"In such a hectic life no large work can be conceived." Robert Bly
Oh how heartening a sentiment happened upon today while reading an interesting essay by Robert Bly about his time in Iowa City at the Writer's Workshop. I have so often maintained, if only to myself, that I need space and time to write poetry. It is really an excuse, however, for not sitting down to the practice of writing; failing to show up. And so, in the midst of the hectic of having a small baby, I decided to make an appointment with myself to show up each Wednesday morning for a few hours. I will write whatever is on my mind that day. This doesn't mean that I won't tinker with the poem days or weeks down the line. I will, however, leave the heart of the poem in the state in which it emerged during my Wednesday morning appointment.

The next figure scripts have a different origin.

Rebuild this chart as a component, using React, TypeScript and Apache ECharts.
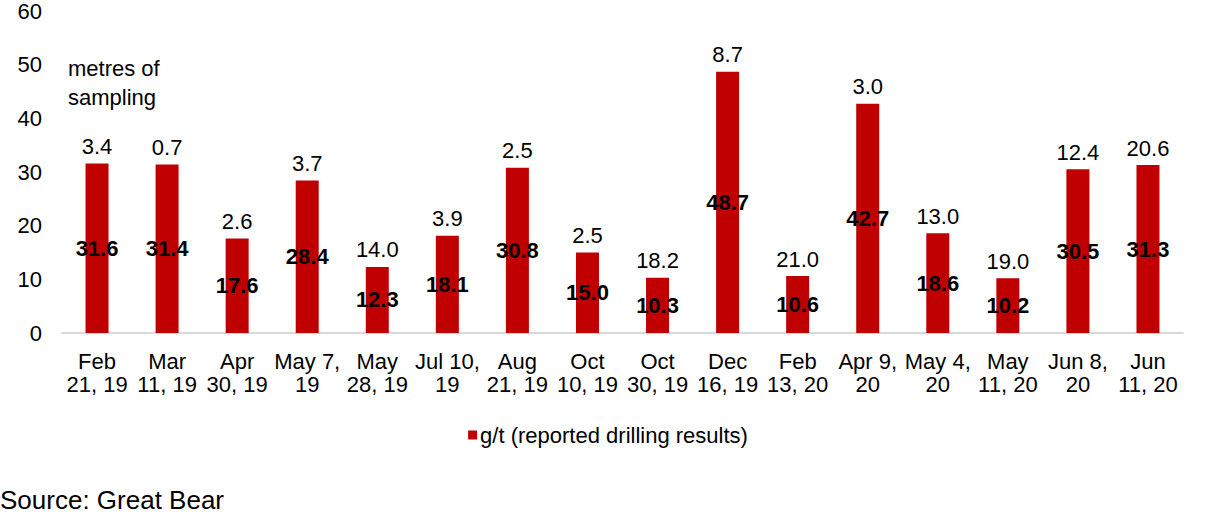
import React, { useEffect, useRef } from "react";
import * as echarts from "echarts";

const categories = [
  "Feb\n21, 19", "Mar\n11, 19", "Apr\n30, 19", "May 7,\n19", "May\n28, 19", "Jul 10,\n19",
  "Aug\n21, 19", "Oct\n10, 19", "Oct\n30, 19", "Dec\n16, 19", "Feb\n13, 20", "Apr 9,\n20",
  "May 4,\n20", "May\n11, 20", "Jun 8,\n20", "Jun\n11, 20",
];
const gradeValues = [31.6, 31.4, 17.6, 28.4, 12.3, 18.1, 30.8, 15.0, 10.3, 48.7, 10.6, 42.7, 18.6, 10.2, 30.5, 31.3];
const metresValues = [3.4, 0.7, 2.6, 3.7, 14.0, 3.9, 2.5, 2.5, 18.2, 8.7, 21.0, 3.0, 13.0, 19.0, 12.4, 20.6];
const yTicks = [0, 10, 20, 30, 40, 50, 60];
const seriesName = "g/t (reported drilling results)";

const FONT = "'Liberation Sans', Arial, sans-serif";

export default function App() {
  const ref = useRef<HTMLDivElement>(null);
  useEffect(() => {
    if (!ref.current) return;
    const chart = echarts.init(ref.current, null, { renderer: "svg" });
    chart.setOption({
      animation: false,
      textStyle: { fontFamily: FONT },
      grid: { left: 62, right: 33, top: 10, bottom: 185, containLabel: false },
      legend: {
        data: [{ name: seriesName, icon: "rect" }],
        top: 419,
        left: "center",
        itemWidth: 9,
        itemHeight: 9,
        itemGap: 4,
        textStyle: { fontFamily: FONT, fontSize: 22, color: "#000", padding: [0, 0, 0, -2] },
      },
      xAxis: {
        type: "category",
        data: categories,
        axisLine: { lineStyle: { color: "#d9d9d9", width: 2 } },
        axisTick: { show: false },
        axisLabel: {
          fontFamily: FONT,
          fontSize: 22,
          lineHeight: 23,
          color: "#000",
          margin: 17,
          interval: 0,
        },
      },
      yAxis: {
        type: "value",
        min: yTicks[0],
        max: yTicks[yTicks.length - 1],
        interval: 10,
        splitLine: { show: false },
        axisLine: { show: false },
        axisTick: { show: false },
        axisLabel: { fontFamily: FONT, fontSize: 22, color: "#000", margin: 20 },
      },
      series: [
        {
          name: seriesName,
          type: "bar",
          data: gradeValues,
          barWidth: 23,
          itemStyle: { color: "#c00000" },
          label: {
            show: true,
            position: "inside",
            fontFamily: FONT,
            fontSize: 22,
            fontWeight: "bold",
            color: "#000",
            formatter: (p: any) => Number(p.value).toFixed(1),
          },
        },
        {
          name: "metres",
          type: "bar",
          data: gradeValues,
          barWidth: 23,
          barGap: "-100%",
          itemStyle: { color: "transparent" },
          silent: true,
          label: {
            show: true,
            position: "top",
            distance: 6,
            fontFamily: FONT,
            fontSize: 22,
            color: "#000",
            formatter: (p: any) => metresValues[p.dataIndex].toFixed(1),
          },
        },
      ],
      graphic: [
        {
          type: "text",
          left: 68,
          top: 54,
          style: {
            text: "metres of\nsampling",
            font: `22px ${FONT}`,
            lineHeight: 29,
            fill: "#000",
          },
        },
        {
          type: "text",
          left: 0,
          top: 487,
          style: {
            text: "Source: Great Bear",
            font: `26px ${FONT}`,
            fill: "#000",
          },
        },
      ],
    });
    return () => chart.dispose();
  }, []);
  return <div ref={ref} style={{ width: 1216, height: 518, position: "absolute", left: 0, top: 0 }} />;
}
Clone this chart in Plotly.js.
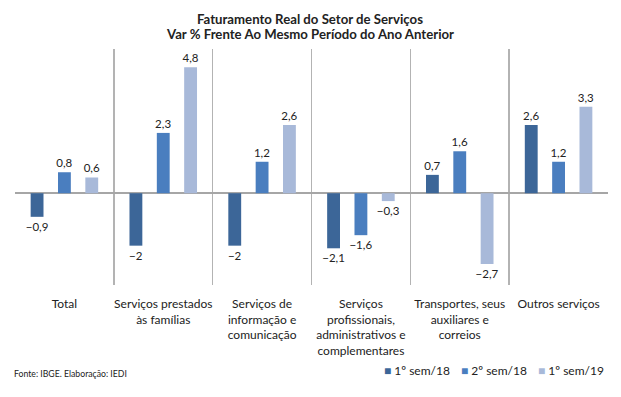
<!DOCTYPE html>
<html>
<head>
<meta charset="utf-8">
<script src="https://cdn.plot.ly/plotly-3.0.1.min.js"></script>
<style>html,body{margin:0;padding:0;background:#fff;}#chart{width:621px;height:397px;}</style>
</head>
<body>
<div id="chart"></div>
<script>
const categories = [
  "Total",
  "Serviços prestados<br>às famílias",
  "Serviços de<br>informação e<br>comunicação",
  "Serviços<br>profissionais,<br>administrativos e<br>complementares",
  "Transportes, seus<br>auxiliares e<br>correios",
  "Outros serviços"
];
const seriesNames = ["1º sem/18", "2º sem/18", "1º sem/19"];
const sem1_18 = [-0.9, -2, -2, -2.1, 0.7, 2.6];
const sem2_18 = [0.8, 2.3, 1.2, -1.6, 1.6, 1.2];
const sem1_19 = [0.6, 4.8, 2.6, -0.3, -2.7, 3.3];
const colors = ["#3c6698", "#4a7ebf", "#a8b9d9"];
const titleLines = ["Faturamento Real do Setor de Serviços", "Var % Frente Ao Mesmo Período do Ano Anterior"];
const sourceText = "Fonte: IBGE. Elaboração: IEDI";

const FONT = "Lato, 'Open Sans', sans-serif";
const vals = [sem1_18, sem2_18, sem1_19];
const traces = vals.map((v, i) => ({
  type: "bar",
  x: categories,
  y: v,
  name: seriesNames[i],
  marker: {color: colors[i]},
  texttemplate: "%{y}",
  textposition: "outside",
  constraintext: "none",
  cliponaxis: false,
  textfont: {family: FONT, size: 11.5, color: "#222"},
  hoverinfo: "skip",
  showlegend: false
}));

// legend drawn as annotations (marker glyph + label)
const legendX = [0.619, 0.749, 0.8786];
const legendAnn = seriesNames.map((n, i) => ({
  text: "<span style='color:" + colors[i] + "'>■</span> " + n,
  xref: "paper", yref: "paper", x: legendX[i], y: -0.3644,
  xanchor: "left", yanchor: "middle", showarrow: false,
  font: {family: FONT, size: 12, color: "#222"}
}));

const titleY = [1.127, 1.0636];
const titleAnn = titleLines.map((t, i) => ({
  text: "<b>" + t + "</b>",
  xref: "paper", yref: "paper", x: 0.497, y: titleY[i],
  xanchor: "center", yanchor: "middle", showarrow: false,
  font: {family: FONT, size: 13.2, color: "#222"}
}));

const layout = {
  width: 621, height: 397,
  margin: {l: 15, r: 13, t: 49, b: 112},
  separators: ",.",
  paper_bgcolor: "#fff", plot_bgcolor: "#fff",
  font: {family: FONT, color: "#222"},
  barmode: "group",
  bargap: 0.17,
  bargroupgap: 0.53,
  xaxis: {
    type: "category",
    tickson: "boundaries",
    showgrid: true, gridcolor: "#b3b3b3", gridwidth: 1.5,
    ticks: "", ticklen: 0,
    ticklabelstandoff: 10,
    showline: false, zeroline: false,
    tickfont: {family: FONT, size: 12, color: "#222"},
    tickangle: 0,
    range: [-0.5, 5.5]
  },
  yaxis: {
    range: [-3.5, 5.5],
    showgrid: false, showticklabels: false, ticks: "",
    zeroline: true, zerolinecolor: "#a6a6a6", zerolinewidth: 1.5,
    showline: false
  },
  annotations: titleAnn.concat([{
    text: sourceText,
    xref: "paper", yref: "paper", x: -0.005, y: -0.377,
    xanchor: "left", yanchor: "middle", showarrow: false,
    font: {family: FONT, size: 8.7, color: "#222"}
  }]).concat(legendAnn),
  showlegend: false
};

Plotly.newPlot("chart", traces, layout, {displayModeBar: false, staticPlot: true});
</script>
</body>
</html>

I once dated a poet, Michael, who I now affectionately refer to as "the vegan, anarchist, poet" (all of my past loves now have been reduced to similar descriptive titles). He once distributed a chapbook of poetry composed strictly within a 48-hour period. I still have that chapbook tucked away somewhere. Perhaps it is poetry under pressure, but maybe that is only when most poetry emerges. Indeed, there are hundreds of my own poems that have failed to survive because I was unwilling to take the time (when they poked through the first tender hands and feet) to birth these poems.
And so, perhaps it is like scheduling intimacy. Even if it is scheduled, its still better than being lost all together from the roster of life's activities. Half of life is about showing up; and I'd argue that at least 90% of all writing is also about showing up, which is why I love Natalie Goldberg's Writing Down the Bones so much. I'm just showing up in my hectic life. When someone reads what I write after I show up, it makes the circle complete. That is enough in the largest sense of enough. I am full. I am alive.